Monsieur le président, monsieur le ministre, mes chers collègues, le traité de Rome de 1957, qui visait à poser « les fondements d’une union sans cesse plus étroite entre les peuples européens », a consacré la libre circulation des personnes, des marchandises, des services et des capitaux.
Cela signifiait notamment qu’un prestataire de services établi dans un pays de l’Union européenne avait le droit de détacher temporairement des travailleurs dans un autre pays membre pour y accomplir une mission complexe. Si ce droit offrait un plus grand choix de prestataires et pouvait répondre à une éventuelle pénurie de main-d’œuvre dans certains secteurs bien précis, il n’en reste pas moins qu’il a aussi ouvert la voie à l’optimisation sociale, au dumping social.

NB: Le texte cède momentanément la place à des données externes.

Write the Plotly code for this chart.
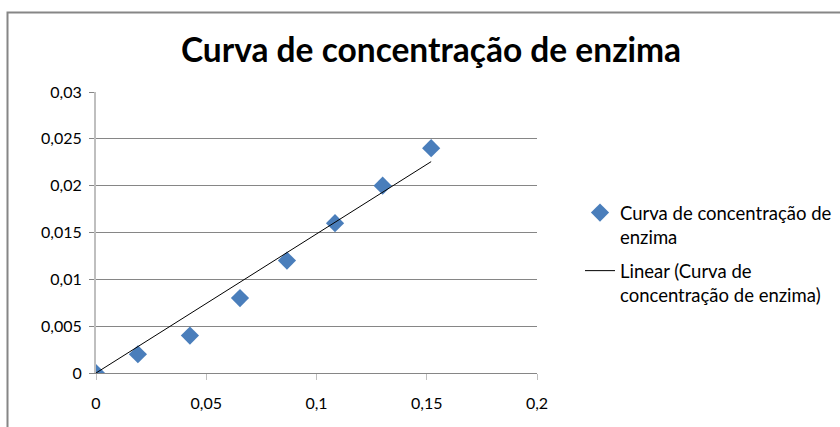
import numpy as np
import plotly.graph_objects as go

# Data
x_vals = [0.0, 0.019, 0.0426, 0.0653, 0.0866, 0.1084, 0.130, 0.152]
y_vals = [0.0, 0.002, 0.004, 0.008, 0.012, 0.016, 0.020, 0.024]

x_tickvals = [0, 0.05, 0.1, 0.15, 0.2]
x_ticktext = ["0", "0,05", "0,1", "0,15", "0,2"]
y_tickvals = [0, 0.005, 0.01, 0.015, 0.02, 0.025, 0.03]
y_ticktext = ["0", "0,005", "0,01", "0,015", "0,02", "0,025", "0,03"]

title_text = "Curva de concentração de enzima"
series_name = "Curva de concentração de<br>enzima"
trend_name = "Linear (Curva de<br>concentração de enzima)"

# Linear trendline through origin (least squares)
xa = np.array(x_vals)
ya = np.array(y_vals)
slope = float((xa * ya).sum() / (xa * xa).sum())
trend_x = [min(x_vals), max(x_vals)]
trend_y = [slope * v for v in trend_x]

FONT = "Lato"

fig = go.Figure()
fig.add_trace(go.Scatter(
    x=x_vals, y=y_vals, mode="markers", name=series_name, legendgroup="g1",
    marker=dict(symbol="diamond", size=14, color="#4A7EBB",
                line=dict(width=0)),
))
fig.add_trace(go.Scatter(
    x=trend_x, y=trend_y, mode="lines", name=trend_name, legendgroup="g2",
    line=dict(color="#000000", width=1),
))

L, R, T, B = 96, 303, 92, 54
W, H = 840, 427
pw = W - L - R
ph = H - T - B

def px_x(p):
    return (p - L) / pw

def px_y(p):
    return (H - B - p) / ph

fig.update_layout(
    width=W, height=H,
    margin=dict(l=L, r=R, t=T, b=B, autoexpand=False),
    paper_bgcolor="white", plot_bgcolor="white",
    font=dict(family=FONT, color="#000000"),
    title=dict(text="<b>" + title_text + "</b>", font=dict(size=33.5, family=FONT),
               x=px_x(431), xref="paper", xanchor="center",
               y=1 - 50 / H, yref="container", yanchor="middle"),
    showlegend=True,
    legend=dict(x=px_x(580), y=px_y(194), xanchor="left", yanchor="top",
                font=dict(size=18.5, family=FONT), valign="top",
                tracegroupgap=7, bgcolor="rgba(0,0,0,0)"),
    xaxis=dict(range=[0, 0.2], tickvals=x_tickvals, ticktext=x_ticktext,
               showgrid=False, zeroline=False,
               showline=True, linecolor="#868686", linewidth=1,
               ticks="outside", ticklen=6, tickcolor="#BFBFBF", tickwidth=1,
               tickfont=dict(size=16, family=FONT), ticklabelstandoff=10),
    yaxis=dict(range=[0, 0.03], tickvals=y_tickvals, ticktext=y_ticktext,
               showgrid=True, gridcolor="#868686", gridwidth=1,
               zeroline=False,
               showline=True, linecolor="#BFBFBF", linewidth=2,
               ticks="outside", ticklen=5, tickcolor="#868686", tickwidth=1,
               tickfont=dict(size=16, family=FONT), ticklabelstandoff=4),
    shapes=[dict(type="rect", xref="paper", yref="paper",
                 x0=px_x(7.5), x1=px_x(850), y0=px_y(440), y1=px_y(12.5),
                 line=dict(color="#868686", width=2), layer="below")],
)

fig.write_html("out.html",
               config={"displayModeBar": False},
               post_script="document.body.style.margin='0';document.body.style.overflow='hidden';")
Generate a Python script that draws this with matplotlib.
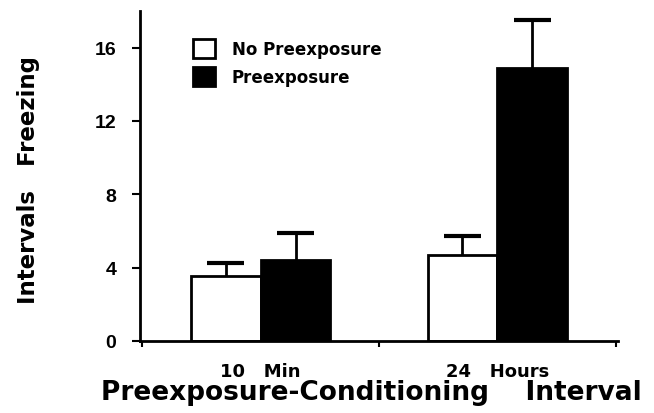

Le 17 février 1894, devant la Chambre des députés, Jean Jaurès déclarait : « Ce que nous ne voulons pas, c’est que le capitalisme international aille chercher la main-d’œuvre sur les marchés où elle est le plus avilie, humiliée, dépréciée, pour la jeter sans contrôle et sans réglementation sur le marché français et pour amener partout dans le monde les salaires au niveau des pays où ils sont le plus bas. » Ce que Jean Jaurès redoutait il y a cent vingt ans s’est malheureusement produit ! Nos salariés ont été confrontés à la concurrence déloyale de prestataires issus de pays dans lesquels les règles de protection des travailleurs sont beaucoup moins exigeantes, et certains employeurs y ont vu l’occasion de disposer d’une main-d’œuvre à bon marché !
Avec la crise économique, le mouvement s’est amplifié. Selon l’excellent rapport de notre collègue Éric Bocquet intitulé « Le travailleur détaché, un salarié low cost ? », le nombre de travailleurs détachés a augmenté de 45 % depuis 2004.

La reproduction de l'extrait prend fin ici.